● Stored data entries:
• • • • •

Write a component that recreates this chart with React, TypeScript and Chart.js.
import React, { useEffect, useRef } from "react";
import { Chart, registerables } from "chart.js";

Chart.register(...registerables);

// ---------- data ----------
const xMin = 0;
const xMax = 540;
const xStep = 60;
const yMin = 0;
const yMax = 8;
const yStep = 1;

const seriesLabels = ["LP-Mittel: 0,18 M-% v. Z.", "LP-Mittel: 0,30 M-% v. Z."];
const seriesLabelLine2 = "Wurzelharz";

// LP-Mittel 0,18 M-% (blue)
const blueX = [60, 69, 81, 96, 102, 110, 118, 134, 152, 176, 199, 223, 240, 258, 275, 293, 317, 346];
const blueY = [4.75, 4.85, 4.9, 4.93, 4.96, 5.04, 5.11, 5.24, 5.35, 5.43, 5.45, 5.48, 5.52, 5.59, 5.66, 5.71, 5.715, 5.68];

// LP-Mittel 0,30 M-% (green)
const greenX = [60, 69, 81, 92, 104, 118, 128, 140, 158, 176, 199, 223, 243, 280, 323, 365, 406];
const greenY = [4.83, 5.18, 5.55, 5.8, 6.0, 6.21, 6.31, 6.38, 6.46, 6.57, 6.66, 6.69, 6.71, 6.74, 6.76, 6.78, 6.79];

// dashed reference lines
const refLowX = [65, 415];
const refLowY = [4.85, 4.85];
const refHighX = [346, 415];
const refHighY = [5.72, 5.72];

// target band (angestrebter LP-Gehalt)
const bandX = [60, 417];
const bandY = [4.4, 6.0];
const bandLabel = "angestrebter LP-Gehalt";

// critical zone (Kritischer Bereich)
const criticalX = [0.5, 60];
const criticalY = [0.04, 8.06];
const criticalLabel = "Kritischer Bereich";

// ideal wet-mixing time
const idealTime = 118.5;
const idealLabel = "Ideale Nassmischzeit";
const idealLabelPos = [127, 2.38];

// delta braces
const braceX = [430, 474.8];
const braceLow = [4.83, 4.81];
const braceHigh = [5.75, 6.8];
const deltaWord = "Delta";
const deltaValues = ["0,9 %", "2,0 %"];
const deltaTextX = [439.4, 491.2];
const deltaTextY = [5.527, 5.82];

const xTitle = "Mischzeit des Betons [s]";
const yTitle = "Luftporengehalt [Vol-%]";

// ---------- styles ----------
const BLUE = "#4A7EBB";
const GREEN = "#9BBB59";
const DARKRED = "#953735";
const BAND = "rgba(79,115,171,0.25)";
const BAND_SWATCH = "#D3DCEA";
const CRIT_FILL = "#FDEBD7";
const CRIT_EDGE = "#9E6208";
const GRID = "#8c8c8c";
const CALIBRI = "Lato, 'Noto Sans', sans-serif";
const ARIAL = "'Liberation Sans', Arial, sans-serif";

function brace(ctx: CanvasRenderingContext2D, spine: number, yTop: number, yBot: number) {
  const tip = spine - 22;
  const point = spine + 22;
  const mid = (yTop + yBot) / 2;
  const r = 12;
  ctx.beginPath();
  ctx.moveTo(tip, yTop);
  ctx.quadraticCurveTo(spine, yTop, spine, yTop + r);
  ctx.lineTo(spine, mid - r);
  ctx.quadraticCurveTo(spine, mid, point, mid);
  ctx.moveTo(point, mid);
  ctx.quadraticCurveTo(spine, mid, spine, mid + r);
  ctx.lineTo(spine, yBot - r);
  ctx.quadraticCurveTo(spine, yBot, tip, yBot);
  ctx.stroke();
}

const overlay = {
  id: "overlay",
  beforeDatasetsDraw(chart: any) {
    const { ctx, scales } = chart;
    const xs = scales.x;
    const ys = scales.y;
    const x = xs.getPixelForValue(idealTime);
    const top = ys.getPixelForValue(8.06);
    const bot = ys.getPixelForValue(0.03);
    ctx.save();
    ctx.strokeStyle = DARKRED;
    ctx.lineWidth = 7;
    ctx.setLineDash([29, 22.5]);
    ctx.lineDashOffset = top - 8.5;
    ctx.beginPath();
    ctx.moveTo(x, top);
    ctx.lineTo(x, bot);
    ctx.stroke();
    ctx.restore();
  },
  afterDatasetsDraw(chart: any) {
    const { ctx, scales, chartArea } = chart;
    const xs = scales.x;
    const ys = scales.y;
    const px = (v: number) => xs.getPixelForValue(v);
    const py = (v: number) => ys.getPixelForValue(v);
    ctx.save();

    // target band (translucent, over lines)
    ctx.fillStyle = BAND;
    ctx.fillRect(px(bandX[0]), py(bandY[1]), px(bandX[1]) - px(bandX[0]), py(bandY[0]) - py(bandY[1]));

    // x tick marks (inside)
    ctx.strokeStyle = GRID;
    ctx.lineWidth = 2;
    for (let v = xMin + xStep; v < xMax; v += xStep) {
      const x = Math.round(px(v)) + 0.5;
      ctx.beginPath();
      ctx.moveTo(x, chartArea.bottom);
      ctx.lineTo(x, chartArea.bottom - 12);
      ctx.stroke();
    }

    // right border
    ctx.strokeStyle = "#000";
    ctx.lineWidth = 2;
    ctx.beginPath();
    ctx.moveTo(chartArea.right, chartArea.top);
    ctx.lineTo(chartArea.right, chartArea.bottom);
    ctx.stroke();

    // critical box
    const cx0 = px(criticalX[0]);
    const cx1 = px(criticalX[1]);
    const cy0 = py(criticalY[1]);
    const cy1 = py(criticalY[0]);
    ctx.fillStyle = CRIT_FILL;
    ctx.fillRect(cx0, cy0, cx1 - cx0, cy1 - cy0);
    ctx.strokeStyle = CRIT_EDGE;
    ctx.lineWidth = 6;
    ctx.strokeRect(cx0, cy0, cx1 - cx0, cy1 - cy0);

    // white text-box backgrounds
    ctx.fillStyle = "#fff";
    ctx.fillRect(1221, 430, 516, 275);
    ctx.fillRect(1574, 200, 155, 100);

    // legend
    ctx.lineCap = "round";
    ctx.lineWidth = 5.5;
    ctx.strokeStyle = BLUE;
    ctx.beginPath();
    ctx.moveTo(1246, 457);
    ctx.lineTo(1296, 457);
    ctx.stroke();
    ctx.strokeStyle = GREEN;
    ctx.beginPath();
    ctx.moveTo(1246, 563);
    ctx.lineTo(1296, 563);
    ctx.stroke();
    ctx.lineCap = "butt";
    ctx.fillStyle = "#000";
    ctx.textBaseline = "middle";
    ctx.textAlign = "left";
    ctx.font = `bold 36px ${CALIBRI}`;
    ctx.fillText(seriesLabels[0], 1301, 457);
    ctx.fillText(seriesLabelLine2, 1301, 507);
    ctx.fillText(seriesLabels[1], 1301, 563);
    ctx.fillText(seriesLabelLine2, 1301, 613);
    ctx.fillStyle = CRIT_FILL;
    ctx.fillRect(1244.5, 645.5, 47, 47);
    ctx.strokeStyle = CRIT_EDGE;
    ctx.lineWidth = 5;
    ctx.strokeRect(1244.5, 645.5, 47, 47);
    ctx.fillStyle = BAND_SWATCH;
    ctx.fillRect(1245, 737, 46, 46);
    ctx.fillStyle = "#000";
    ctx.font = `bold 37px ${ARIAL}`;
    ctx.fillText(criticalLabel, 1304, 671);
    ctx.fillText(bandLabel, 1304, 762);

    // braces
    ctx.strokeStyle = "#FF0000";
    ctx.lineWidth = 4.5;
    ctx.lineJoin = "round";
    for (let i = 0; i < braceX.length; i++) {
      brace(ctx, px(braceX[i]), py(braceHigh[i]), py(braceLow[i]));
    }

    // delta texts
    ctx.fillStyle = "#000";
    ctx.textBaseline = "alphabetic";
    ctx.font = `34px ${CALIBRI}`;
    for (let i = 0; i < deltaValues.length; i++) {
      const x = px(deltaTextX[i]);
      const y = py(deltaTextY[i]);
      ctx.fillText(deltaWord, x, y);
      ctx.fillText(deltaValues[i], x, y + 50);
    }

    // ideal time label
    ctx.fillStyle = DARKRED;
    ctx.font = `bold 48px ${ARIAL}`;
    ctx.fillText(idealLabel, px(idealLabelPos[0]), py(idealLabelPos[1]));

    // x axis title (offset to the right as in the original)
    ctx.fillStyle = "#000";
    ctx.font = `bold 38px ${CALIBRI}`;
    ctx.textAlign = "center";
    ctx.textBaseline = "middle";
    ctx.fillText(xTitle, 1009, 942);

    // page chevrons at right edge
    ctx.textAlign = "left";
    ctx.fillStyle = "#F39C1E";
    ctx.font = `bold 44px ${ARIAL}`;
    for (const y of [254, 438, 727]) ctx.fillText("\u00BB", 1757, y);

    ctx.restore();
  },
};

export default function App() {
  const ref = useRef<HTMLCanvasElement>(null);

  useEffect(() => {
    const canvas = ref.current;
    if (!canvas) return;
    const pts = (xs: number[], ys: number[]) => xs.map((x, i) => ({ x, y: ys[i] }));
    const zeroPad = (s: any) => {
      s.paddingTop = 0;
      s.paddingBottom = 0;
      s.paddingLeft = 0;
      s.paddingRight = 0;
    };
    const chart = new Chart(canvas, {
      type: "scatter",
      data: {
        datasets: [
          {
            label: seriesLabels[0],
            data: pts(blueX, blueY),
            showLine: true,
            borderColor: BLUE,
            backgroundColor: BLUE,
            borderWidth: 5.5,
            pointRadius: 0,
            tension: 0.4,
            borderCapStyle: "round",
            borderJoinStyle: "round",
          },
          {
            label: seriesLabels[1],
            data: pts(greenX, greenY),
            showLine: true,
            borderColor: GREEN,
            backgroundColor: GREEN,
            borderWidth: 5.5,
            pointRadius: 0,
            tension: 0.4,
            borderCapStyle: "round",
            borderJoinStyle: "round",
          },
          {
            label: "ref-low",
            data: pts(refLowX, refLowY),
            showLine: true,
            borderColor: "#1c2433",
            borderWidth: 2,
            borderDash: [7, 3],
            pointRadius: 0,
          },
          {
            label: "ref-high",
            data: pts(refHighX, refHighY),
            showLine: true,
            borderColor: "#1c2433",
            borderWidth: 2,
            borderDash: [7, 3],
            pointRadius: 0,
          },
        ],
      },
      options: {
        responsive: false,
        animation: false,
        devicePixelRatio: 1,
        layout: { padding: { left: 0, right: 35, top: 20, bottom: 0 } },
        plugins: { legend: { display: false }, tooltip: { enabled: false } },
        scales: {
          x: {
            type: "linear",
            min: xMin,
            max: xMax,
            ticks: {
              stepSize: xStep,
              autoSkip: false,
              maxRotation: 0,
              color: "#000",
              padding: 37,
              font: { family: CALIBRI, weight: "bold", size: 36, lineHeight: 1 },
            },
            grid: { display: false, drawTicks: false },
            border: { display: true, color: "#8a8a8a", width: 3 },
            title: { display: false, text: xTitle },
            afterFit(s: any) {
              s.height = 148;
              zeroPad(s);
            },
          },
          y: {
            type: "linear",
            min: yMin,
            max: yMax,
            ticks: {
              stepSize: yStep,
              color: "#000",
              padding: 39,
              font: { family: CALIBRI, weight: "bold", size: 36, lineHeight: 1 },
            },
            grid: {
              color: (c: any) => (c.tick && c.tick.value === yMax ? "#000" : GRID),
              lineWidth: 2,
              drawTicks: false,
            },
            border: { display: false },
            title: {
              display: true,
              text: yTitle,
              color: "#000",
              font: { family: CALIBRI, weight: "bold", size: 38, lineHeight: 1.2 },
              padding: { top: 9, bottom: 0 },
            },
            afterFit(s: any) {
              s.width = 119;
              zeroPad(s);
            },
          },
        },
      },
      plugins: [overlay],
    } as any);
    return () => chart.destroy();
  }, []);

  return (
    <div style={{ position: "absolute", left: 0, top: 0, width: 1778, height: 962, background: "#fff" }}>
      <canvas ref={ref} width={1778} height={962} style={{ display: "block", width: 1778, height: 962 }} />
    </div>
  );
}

• • • • •

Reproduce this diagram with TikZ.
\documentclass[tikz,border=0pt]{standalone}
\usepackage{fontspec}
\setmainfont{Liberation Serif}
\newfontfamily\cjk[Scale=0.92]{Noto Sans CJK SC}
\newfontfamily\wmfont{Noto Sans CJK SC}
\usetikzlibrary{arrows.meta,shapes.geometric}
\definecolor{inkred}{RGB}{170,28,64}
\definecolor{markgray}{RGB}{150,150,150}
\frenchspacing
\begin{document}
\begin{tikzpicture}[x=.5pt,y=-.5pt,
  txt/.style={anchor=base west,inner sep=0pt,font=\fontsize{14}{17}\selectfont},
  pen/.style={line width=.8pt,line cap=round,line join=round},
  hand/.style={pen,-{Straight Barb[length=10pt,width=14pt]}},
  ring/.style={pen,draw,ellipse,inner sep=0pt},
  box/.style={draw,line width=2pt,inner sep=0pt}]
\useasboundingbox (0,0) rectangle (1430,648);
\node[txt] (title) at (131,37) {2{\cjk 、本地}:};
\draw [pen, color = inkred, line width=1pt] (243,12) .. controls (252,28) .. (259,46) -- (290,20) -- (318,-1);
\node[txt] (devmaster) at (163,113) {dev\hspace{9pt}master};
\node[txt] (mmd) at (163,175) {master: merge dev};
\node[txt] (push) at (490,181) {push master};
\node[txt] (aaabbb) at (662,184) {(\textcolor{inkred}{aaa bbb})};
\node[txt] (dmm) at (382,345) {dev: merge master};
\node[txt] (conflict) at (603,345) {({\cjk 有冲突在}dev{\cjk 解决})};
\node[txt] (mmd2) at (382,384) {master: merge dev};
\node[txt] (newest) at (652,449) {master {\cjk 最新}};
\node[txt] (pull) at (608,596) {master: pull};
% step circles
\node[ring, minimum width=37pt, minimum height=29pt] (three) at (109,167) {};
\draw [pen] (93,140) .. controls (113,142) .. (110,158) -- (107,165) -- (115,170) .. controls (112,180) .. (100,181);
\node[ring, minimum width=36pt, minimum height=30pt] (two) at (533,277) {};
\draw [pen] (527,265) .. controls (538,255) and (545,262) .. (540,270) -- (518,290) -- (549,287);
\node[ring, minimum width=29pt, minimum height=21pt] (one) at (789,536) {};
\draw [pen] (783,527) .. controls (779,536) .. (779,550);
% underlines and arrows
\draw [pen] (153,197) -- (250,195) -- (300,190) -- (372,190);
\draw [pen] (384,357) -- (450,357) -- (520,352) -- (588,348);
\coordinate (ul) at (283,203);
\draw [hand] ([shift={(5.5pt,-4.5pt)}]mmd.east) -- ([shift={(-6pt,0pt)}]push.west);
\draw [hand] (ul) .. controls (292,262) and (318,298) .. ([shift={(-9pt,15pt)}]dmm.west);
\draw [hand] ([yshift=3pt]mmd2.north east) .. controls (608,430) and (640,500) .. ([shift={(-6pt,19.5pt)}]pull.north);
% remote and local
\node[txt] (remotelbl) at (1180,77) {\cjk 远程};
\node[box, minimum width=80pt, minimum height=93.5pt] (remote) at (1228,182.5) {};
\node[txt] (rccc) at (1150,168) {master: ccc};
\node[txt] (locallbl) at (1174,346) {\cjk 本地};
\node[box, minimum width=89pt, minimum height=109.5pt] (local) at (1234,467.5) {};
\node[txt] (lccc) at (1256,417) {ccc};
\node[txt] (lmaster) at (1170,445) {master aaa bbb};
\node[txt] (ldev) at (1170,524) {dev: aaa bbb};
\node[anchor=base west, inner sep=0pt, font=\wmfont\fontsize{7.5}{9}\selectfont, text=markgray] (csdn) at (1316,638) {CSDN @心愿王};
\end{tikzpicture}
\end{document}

• • • • •

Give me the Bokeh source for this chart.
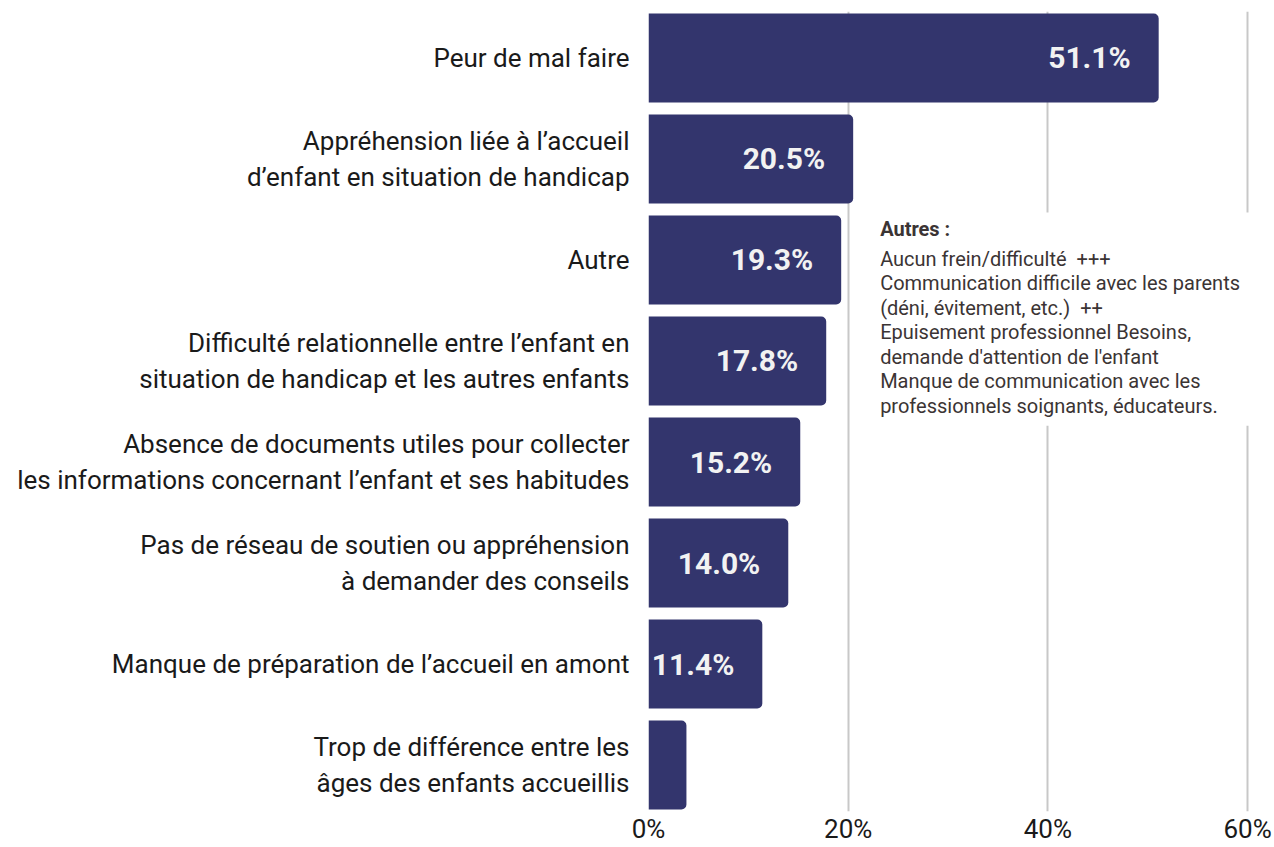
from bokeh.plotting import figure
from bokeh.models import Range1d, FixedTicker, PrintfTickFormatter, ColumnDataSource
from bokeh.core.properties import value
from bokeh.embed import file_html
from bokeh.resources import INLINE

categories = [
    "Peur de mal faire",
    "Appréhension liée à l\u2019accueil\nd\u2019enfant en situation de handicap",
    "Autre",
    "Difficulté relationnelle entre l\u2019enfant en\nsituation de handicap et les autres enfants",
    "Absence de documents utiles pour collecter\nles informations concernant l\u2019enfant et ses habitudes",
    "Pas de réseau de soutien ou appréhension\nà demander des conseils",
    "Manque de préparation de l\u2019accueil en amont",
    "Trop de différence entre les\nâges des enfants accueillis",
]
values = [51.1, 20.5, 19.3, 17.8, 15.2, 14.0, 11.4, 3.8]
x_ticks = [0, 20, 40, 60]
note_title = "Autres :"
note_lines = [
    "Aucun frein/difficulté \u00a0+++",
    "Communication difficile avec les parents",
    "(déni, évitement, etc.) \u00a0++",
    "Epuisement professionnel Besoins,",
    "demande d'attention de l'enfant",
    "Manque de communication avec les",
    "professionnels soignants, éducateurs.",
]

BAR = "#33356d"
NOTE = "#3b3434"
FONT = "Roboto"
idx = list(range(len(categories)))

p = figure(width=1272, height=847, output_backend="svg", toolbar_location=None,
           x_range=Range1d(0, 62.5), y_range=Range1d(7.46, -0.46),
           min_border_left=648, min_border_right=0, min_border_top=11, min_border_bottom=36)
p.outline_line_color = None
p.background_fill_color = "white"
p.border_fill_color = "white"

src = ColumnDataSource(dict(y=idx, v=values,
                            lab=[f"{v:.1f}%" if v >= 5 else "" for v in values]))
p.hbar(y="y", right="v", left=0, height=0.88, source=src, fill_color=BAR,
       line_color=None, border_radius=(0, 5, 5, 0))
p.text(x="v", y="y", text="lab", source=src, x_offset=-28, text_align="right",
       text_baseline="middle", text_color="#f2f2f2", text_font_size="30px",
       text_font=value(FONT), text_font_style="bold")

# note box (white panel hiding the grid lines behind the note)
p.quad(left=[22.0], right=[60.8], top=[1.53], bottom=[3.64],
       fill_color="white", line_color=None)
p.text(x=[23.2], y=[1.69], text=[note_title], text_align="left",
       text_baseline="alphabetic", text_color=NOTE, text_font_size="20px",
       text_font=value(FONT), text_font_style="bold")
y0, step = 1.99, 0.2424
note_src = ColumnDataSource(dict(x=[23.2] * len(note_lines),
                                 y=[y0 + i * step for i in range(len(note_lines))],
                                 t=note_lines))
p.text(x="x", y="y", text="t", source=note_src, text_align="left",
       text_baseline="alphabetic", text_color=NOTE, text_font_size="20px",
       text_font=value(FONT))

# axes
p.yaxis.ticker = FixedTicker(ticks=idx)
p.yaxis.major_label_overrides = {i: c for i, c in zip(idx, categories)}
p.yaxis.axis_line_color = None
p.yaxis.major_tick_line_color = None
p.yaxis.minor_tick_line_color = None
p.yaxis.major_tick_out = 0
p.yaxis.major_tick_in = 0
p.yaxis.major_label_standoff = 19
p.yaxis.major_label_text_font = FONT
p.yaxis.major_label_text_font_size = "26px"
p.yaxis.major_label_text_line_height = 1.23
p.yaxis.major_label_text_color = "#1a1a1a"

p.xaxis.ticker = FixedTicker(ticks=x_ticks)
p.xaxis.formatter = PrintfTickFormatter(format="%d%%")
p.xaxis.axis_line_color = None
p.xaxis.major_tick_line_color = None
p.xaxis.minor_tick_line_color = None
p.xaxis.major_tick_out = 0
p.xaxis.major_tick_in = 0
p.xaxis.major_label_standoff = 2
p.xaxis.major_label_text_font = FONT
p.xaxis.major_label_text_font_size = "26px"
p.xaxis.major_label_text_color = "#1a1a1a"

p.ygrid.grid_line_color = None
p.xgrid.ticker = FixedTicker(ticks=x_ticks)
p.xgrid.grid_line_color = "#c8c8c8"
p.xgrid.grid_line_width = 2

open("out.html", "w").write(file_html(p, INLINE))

• • • • •

● EXERCISE BRIEF:
Copy exactly the stretch of lines from the one containing "Give me the Bokeh source for this chart." through the one containing "from bokeh.resources import INLINE", both included. Leave out any pictures.

● COMPLETED TASK:
Give me the Bokeh source for this chart.
from bokeh.plotting import figure
from bokeh.models import Range1d, FixedTicker, PrintfTickFormatter, ColumnDataSource
from bokeh.core.properties import value
from bokeh.embed import file_html
from bokeh.resources import INLINE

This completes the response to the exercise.